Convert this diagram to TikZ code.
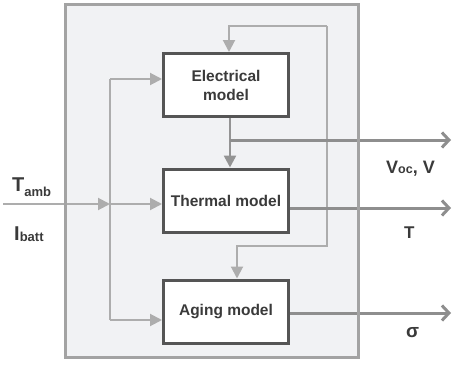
\documentclass[tikz,border=0pt]{standalone}
\usepackage{fontspec}
\setmainfont{Liberation Sans}
\usetikzlibrary{arrows.meta,calc}
\definecolor{outerfill}{HTML}{F1F2F4}
\definecolor{outerline}{HTML}{A3A3A3}
\definecolor{boxline}{HTML}{555555}
\definecolor{txt}{HTML}{3A3A3A}
\definecolor{thinc}{HTML}{ADADAD}
\definecolor{thickc}{HTML}{8E8E8E}
\begin{document}
\begin{tikzpicture}[x=1pt,y=-1pt,
  model/.style={draw=boxline, line width=3pt, fill=white, minimum width=125pt, minimum height=63pt,
    align=center, font=\bfseries\fontsize{15.5}{19}\selectfont, text=txt, inner sep=0pt},
  lbl/.style={font=\bfseries, text=txt, inner sep=0pt},
  thinw/.style={draw=thinc, line width=2pt},
  thinarrow/.style={thinw, -{Triangle[length=12pt,width=12pt]}},
  midarrow/.style={draw=thickc!80!thinc, line width=2.5pt, -{Triangle[length=12pt,width=12pt]}},
  outarrow/.style={draw=thickc, line width=3pt, -{Straight Barb[length=7pt,width=15pt]}}
]
\useasboundingbox (0,0) rectangle (453,367);
\fill[outerfill] (65.5,4.5) rectangle (358.5,357.5);

\node[model] (elec) at (226,85) {Electrical\\model};
\node[model] (therm) at (226,200.5) {Thermal model};
\node[model] (aging) at (226,311.5) {Aging model};

% feedback loop
\coordinate (fa) at (229,26);
\coordinate (fb) at (327,26);
\coordinate (fc) at (327,246);
\coordinate (fd) at (237,246);
\draw[thinarrow] (fb) -- (fa) -- (fa |- elec.north);
\draw[thinarrow] (fb) -- (fc) -- (fd) -- (fd |- aging.north);

% inputs
\coordinate (in) at (3,204);
\coordinate (jin) at (110,204);
\coordinate (jt) at (110,79);
\coordinate (jb) at (110,320);
\draw[thinarrow] (in) -- (jin);
\draw[thinarrow] (jin) -- (therm.west |- jin);
\draw[thinw] (jt) -- (jb);
\draw[thinarrow] (jt) -- (elec.west |- jt);
\draw[thinarrow] (jb) -- (aging.west |- jb);

% electrical -> thermal
\coordinate (et) at (230,0);
\coordinate (j1) at (230,140);
\draw[midarrow] (et |- elec.south) -- (et |- therm.north);

% outputs
\coordinate (o1) at (451,140);
\coordinate (o2) at (451,208);
\coordinate (o3) at (451,313);
\draw[outarrow] (j1) -- (o1);
\draw[outarrow] (therm.east |- o2) -- (o2);
\draw[outarrow] (aging.east |- o3) -- (o3);

\draw[outerline, line width=3pt] (65.5,4.5) rectangle (358.5,357.5);

% labels
\node[lbl, anchor=base west] (tamb) at (12,191) {\fontsize{20}{20}\selectfont T\raisebox{-5pt}{\fontsize{13}{13}\selectfont amb}};
\node[lbl, anchor=base west] (ibatt) at (14,240) {\fontsize{20}{20}\selectfont I\raisebox{-1pt}{\fontsize{13}{13}\selectfont batt}};
\node[lbl, anchor=base west] (voc) at (386,173) {\fontsize{18}{18}\selectfont V\raisebox{-0.5pt}{\fontsize{12.5}{12.5}\selectfont oc}, V};
\node[lbl, anchor=base west] (tout) at (404,238) {\fontsize{17}{17}\selectfont T};
\node[lbl, anchor=base west] (sig) at (406,337) {\fontsize{19}{19}\selectfont σ};
\end{tikzpicture}
\end{document}
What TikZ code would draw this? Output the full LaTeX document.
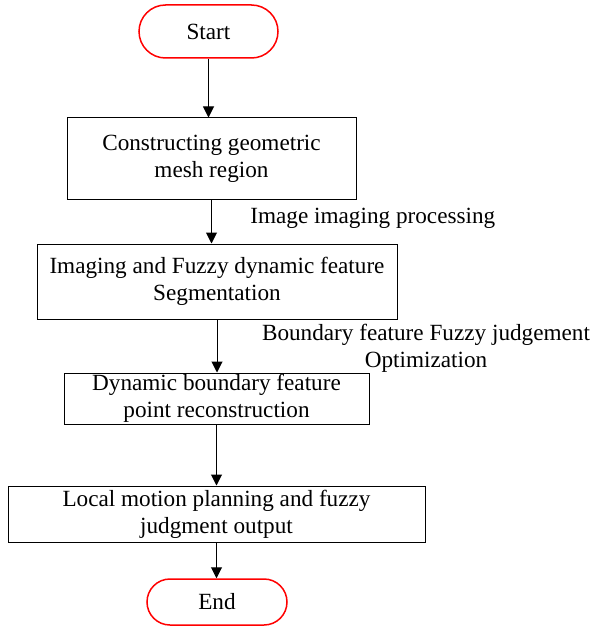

-- -- --

■ **SHORT PROBLEM**
Filter the entries above down to the lines containing the word "code".

■ **RESULT FOR THIS EXERCISE**
Convert this diagram to TikZ code.
What TikZ code would draw this? Output the full LaTeX document.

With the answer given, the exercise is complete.